On a different note, 'Pachinko' is epic in scope but makes its point through the daily sacrifices of Sunja and her family. Their arcs are defined by exclusion, by the societal barriers of being Korean in Japan. You see the issue through decades of their quiet resilience, not through a politician’s speech. That’s the stuff that actually changes how you see a problem.
Ulysses
Ulysses
2026-07-09 13:45:21
Not to be contrarian, but I often find the most compelling arcs in genre fiction that gets lumped into ‘just’ sci-fi or fantasy. 'Parable of the Sower' by Octavia Butler is the prime example for me.

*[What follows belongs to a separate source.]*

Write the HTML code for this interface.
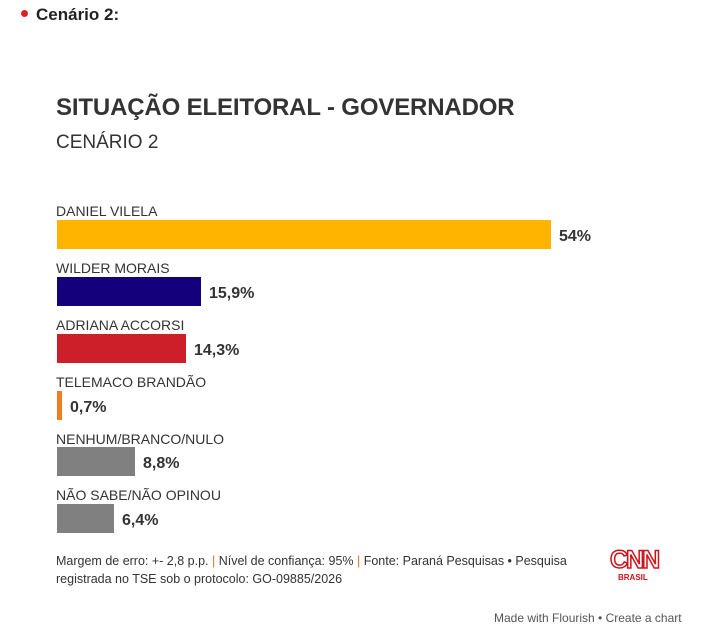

Lauren Olamina’s entire development is shaped by a collapsing society—her hyper-empathy syndrome, her creating Earthseed. Her journey from a walled community to a leader on the road forces you to live through the climate crisis, wealth disparity, and sheer human chaos. The societal issue isn’t highlighted; it’s the water she’s swimming in, and her arc is about adapting to breathe it.

Another is 'The Power' by Naomi Alderman. Following the arcs of Allie, Roxy, Margot, and Tunde as the power dynamic globally flips… it uses a speculative premise to dissect gender, violence, and systemic control in a way a contemporary drama sometimes can’t. The character journeys make the thought experiment frighteningly real. I guess I’m just saying don’t overlook speculative stuff—the character arcs can hammer the point home even harder.